━━━ Data records ━━━
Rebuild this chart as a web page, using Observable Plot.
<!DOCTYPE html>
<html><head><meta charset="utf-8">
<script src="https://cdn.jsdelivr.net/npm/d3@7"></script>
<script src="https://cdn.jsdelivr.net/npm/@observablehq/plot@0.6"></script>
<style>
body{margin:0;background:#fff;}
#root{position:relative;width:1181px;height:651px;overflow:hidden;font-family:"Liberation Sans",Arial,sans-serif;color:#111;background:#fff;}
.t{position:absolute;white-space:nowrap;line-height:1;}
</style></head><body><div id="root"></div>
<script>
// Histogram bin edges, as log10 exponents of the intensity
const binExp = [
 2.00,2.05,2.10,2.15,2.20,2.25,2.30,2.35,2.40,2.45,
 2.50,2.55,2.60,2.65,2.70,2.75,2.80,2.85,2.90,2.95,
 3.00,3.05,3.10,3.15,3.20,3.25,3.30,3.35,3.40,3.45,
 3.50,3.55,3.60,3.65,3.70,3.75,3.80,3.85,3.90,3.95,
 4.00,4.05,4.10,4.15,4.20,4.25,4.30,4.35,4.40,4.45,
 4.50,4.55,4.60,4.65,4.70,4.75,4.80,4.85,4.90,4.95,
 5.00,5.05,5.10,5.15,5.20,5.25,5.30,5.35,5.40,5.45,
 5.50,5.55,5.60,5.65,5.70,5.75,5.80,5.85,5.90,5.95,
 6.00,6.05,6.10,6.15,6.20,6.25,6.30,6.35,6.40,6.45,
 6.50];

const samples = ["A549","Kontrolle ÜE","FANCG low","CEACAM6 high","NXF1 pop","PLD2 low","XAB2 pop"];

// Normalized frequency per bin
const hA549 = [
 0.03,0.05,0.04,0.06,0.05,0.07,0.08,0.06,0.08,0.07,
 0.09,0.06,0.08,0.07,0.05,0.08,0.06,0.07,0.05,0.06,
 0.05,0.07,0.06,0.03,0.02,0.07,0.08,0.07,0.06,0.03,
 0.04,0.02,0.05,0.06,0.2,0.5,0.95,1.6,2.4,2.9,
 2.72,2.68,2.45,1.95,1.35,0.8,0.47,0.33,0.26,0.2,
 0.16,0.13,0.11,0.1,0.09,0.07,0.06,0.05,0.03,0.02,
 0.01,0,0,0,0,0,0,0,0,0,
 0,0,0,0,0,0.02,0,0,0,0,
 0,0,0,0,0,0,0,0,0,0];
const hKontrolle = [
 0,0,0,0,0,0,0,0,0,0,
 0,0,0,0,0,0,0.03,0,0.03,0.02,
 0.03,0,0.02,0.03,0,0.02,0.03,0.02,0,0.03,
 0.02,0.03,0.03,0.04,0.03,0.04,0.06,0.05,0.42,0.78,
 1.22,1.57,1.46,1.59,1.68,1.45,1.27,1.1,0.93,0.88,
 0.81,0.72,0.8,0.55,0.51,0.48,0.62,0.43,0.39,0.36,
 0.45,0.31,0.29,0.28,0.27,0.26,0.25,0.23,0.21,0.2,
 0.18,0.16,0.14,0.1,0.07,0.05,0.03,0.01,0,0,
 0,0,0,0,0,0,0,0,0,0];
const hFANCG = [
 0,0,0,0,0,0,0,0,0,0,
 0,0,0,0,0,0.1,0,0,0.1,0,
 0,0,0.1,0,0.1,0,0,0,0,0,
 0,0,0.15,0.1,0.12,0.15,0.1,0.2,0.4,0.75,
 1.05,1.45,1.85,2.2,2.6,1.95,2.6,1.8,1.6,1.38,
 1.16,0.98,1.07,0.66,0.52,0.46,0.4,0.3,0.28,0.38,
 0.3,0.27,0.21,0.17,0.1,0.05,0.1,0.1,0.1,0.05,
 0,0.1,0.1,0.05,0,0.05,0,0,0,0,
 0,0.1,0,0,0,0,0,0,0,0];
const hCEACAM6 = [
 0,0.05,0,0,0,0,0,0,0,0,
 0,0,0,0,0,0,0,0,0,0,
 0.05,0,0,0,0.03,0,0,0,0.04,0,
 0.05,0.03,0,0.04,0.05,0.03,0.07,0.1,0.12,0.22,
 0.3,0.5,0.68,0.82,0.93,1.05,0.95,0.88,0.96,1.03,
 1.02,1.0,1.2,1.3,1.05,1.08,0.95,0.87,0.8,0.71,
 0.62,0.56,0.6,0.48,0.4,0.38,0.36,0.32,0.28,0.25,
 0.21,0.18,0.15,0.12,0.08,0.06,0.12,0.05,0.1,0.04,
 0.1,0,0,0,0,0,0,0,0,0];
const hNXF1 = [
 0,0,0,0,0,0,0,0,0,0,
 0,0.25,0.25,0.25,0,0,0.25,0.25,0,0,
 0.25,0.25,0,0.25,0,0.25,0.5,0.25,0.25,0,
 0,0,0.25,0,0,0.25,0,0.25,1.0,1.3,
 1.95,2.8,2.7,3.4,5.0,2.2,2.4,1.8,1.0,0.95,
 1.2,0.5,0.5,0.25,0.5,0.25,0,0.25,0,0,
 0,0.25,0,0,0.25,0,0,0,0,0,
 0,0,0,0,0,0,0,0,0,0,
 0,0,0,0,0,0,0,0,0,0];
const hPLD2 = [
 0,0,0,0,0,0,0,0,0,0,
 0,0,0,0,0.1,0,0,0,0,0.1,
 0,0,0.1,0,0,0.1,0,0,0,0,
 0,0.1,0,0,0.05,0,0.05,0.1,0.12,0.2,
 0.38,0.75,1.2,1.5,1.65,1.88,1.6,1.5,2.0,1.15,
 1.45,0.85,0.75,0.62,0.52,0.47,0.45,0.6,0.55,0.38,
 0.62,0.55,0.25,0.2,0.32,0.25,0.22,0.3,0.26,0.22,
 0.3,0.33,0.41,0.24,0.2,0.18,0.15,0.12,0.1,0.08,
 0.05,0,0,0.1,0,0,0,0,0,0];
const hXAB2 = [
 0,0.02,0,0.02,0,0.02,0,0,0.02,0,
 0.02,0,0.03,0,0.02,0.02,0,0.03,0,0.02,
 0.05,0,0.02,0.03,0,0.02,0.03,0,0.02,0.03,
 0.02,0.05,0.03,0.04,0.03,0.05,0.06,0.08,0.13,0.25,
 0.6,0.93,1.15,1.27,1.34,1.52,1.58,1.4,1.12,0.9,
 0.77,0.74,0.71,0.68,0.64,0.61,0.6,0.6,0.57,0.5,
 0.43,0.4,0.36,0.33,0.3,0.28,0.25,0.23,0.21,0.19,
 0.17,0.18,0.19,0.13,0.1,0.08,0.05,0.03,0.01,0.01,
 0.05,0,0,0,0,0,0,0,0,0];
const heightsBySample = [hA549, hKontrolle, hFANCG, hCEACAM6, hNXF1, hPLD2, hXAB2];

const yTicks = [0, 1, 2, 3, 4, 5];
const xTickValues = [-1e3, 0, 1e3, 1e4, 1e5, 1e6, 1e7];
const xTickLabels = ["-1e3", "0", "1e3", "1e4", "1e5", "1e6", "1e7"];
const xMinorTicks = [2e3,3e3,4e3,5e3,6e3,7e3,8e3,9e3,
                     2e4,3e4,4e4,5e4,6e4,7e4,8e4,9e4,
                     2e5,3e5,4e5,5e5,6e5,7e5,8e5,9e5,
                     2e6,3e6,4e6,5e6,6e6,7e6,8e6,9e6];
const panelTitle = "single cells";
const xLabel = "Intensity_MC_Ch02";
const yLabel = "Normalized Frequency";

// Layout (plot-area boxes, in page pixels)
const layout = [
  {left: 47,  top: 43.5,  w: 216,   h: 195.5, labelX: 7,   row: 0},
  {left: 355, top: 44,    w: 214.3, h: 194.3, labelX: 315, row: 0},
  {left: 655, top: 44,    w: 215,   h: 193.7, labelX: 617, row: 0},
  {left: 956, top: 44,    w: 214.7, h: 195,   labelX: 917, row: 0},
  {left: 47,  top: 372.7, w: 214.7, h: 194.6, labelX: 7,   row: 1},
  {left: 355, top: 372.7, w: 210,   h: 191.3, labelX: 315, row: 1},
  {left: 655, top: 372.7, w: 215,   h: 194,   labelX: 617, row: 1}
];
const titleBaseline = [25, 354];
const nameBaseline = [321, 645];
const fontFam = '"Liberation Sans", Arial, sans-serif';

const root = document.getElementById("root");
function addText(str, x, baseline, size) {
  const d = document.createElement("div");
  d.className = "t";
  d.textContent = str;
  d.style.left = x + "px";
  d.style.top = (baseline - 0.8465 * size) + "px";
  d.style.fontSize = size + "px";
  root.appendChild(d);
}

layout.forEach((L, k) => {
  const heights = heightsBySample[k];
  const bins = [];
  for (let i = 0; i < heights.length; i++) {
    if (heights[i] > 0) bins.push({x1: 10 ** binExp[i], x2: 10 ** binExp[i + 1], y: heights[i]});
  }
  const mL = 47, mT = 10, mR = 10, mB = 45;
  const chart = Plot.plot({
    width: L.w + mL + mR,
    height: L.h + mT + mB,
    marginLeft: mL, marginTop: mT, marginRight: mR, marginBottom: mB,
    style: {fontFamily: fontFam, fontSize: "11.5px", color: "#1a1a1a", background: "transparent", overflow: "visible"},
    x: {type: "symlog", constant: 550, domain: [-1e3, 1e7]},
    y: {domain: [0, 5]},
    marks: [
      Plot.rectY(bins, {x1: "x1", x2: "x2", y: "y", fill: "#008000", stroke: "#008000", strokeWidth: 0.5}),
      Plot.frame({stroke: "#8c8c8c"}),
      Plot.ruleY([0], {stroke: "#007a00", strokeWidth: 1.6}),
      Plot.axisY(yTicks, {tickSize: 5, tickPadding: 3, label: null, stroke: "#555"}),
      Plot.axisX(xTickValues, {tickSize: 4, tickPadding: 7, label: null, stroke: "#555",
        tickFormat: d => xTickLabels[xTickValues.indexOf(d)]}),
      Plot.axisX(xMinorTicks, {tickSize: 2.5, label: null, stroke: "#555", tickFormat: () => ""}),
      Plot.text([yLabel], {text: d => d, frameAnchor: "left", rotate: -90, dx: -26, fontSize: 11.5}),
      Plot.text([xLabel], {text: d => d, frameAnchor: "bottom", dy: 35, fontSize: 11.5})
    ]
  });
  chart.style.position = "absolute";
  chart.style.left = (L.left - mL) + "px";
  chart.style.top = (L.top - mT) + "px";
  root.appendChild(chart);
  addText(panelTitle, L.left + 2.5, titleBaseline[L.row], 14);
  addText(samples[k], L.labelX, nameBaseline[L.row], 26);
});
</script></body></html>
━━━
━━━ Data records ━━━
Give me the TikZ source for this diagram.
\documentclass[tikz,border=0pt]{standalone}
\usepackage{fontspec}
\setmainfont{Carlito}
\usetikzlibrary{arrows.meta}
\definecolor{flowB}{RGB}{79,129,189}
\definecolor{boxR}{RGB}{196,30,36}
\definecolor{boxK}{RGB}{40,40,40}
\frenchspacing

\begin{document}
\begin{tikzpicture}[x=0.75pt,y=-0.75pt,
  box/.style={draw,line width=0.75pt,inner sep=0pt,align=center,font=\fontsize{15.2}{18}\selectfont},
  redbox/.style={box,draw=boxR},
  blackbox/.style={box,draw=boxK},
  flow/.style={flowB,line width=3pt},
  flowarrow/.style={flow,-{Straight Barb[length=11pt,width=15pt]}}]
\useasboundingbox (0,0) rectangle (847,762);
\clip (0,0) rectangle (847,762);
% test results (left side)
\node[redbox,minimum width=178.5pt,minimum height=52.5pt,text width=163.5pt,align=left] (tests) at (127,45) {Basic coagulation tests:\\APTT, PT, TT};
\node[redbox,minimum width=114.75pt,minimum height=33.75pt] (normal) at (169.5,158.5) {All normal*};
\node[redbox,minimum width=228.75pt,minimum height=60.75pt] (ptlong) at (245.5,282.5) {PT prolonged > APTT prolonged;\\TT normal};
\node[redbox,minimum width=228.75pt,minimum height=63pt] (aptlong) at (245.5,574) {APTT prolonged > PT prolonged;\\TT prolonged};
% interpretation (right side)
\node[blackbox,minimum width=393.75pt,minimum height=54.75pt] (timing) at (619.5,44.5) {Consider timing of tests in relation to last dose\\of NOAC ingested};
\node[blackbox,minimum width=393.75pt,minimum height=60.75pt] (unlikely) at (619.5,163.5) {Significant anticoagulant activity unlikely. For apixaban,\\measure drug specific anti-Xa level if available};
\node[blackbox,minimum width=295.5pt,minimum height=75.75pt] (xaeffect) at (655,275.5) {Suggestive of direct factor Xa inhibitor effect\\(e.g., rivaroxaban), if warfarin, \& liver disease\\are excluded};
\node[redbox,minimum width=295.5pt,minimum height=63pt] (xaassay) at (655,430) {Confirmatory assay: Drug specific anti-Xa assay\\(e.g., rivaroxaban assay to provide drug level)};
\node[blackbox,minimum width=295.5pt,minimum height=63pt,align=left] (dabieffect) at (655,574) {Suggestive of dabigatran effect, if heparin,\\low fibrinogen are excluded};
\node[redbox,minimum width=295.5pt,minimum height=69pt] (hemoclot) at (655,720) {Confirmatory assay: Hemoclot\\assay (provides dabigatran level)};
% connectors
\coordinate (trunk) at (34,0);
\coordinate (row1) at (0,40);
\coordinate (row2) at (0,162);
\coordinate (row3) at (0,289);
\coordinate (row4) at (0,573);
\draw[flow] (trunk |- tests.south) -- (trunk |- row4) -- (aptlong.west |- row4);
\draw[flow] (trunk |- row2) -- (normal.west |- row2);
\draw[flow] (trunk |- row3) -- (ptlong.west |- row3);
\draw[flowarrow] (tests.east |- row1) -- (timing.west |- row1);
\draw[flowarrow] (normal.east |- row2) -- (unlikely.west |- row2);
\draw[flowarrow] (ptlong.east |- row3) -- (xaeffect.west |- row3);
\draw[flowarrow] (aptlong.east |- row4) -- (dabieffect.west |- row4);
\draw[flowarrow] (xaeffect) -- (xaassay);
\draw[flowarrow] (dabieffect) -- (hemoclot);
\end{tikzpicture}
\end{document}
━━━
━━━ Data records ━━━
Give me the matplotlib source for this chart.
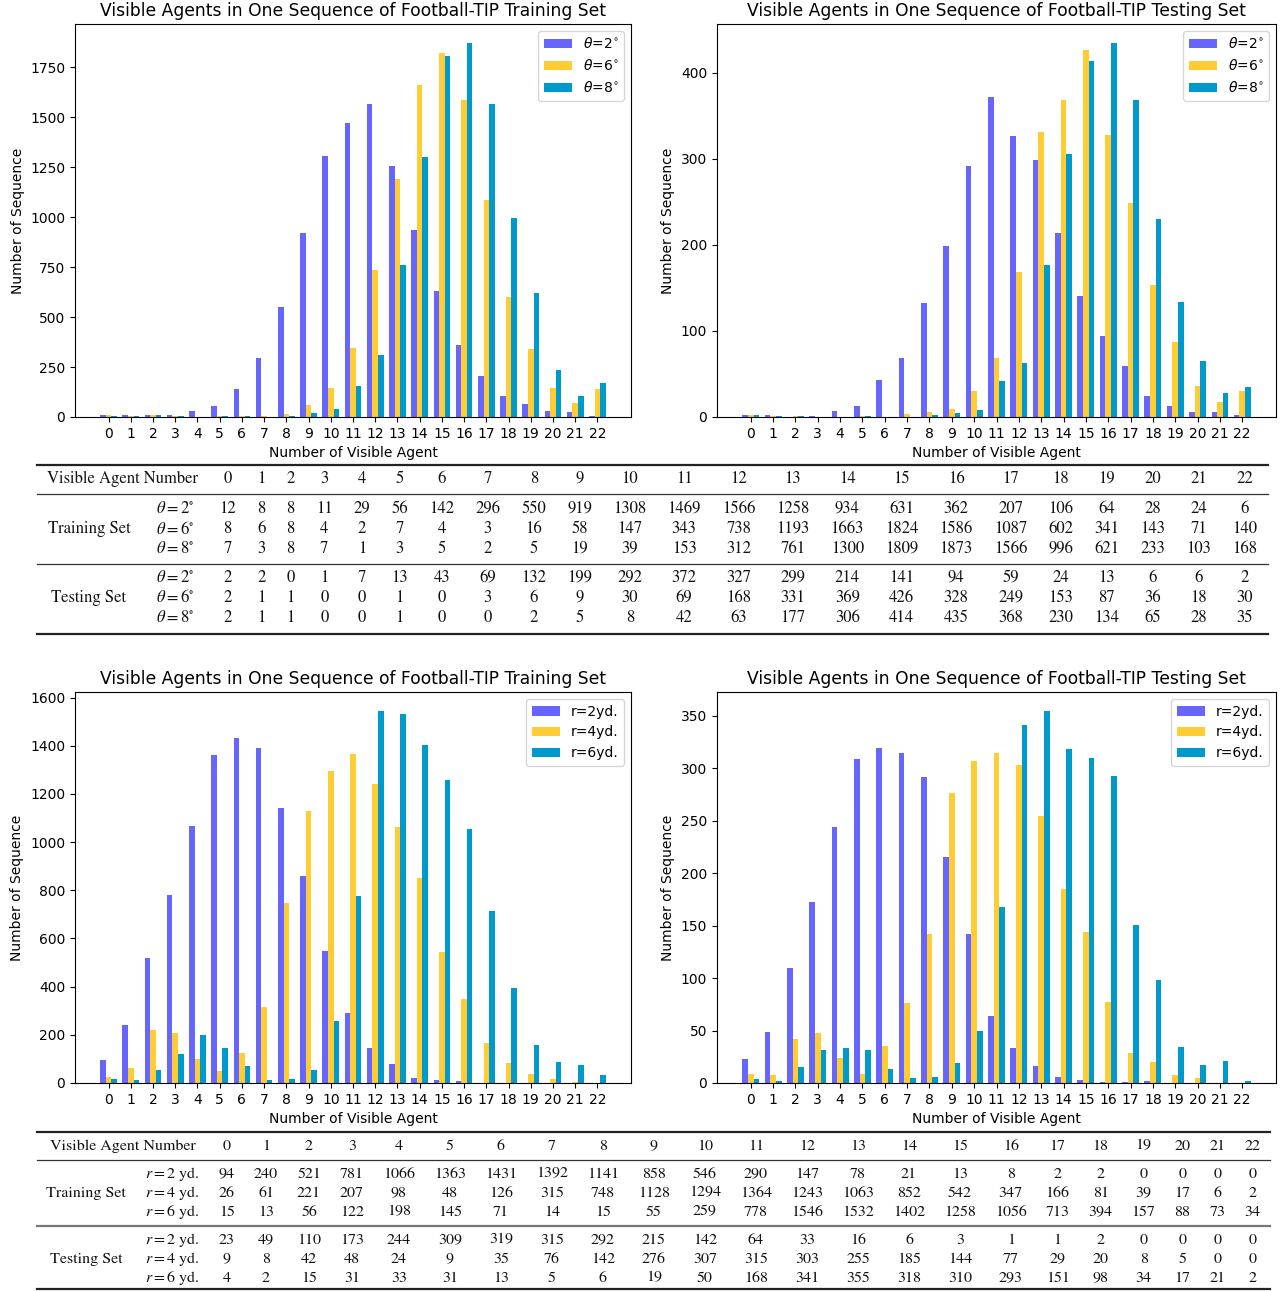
━━━
Short exercise:
From the data above, pick out each line containing "page" and copy it.

Exercise answer:
Rebuild this chart as a web page, using Observable Plot.
// Layout (plot-area boxes, in page pixels)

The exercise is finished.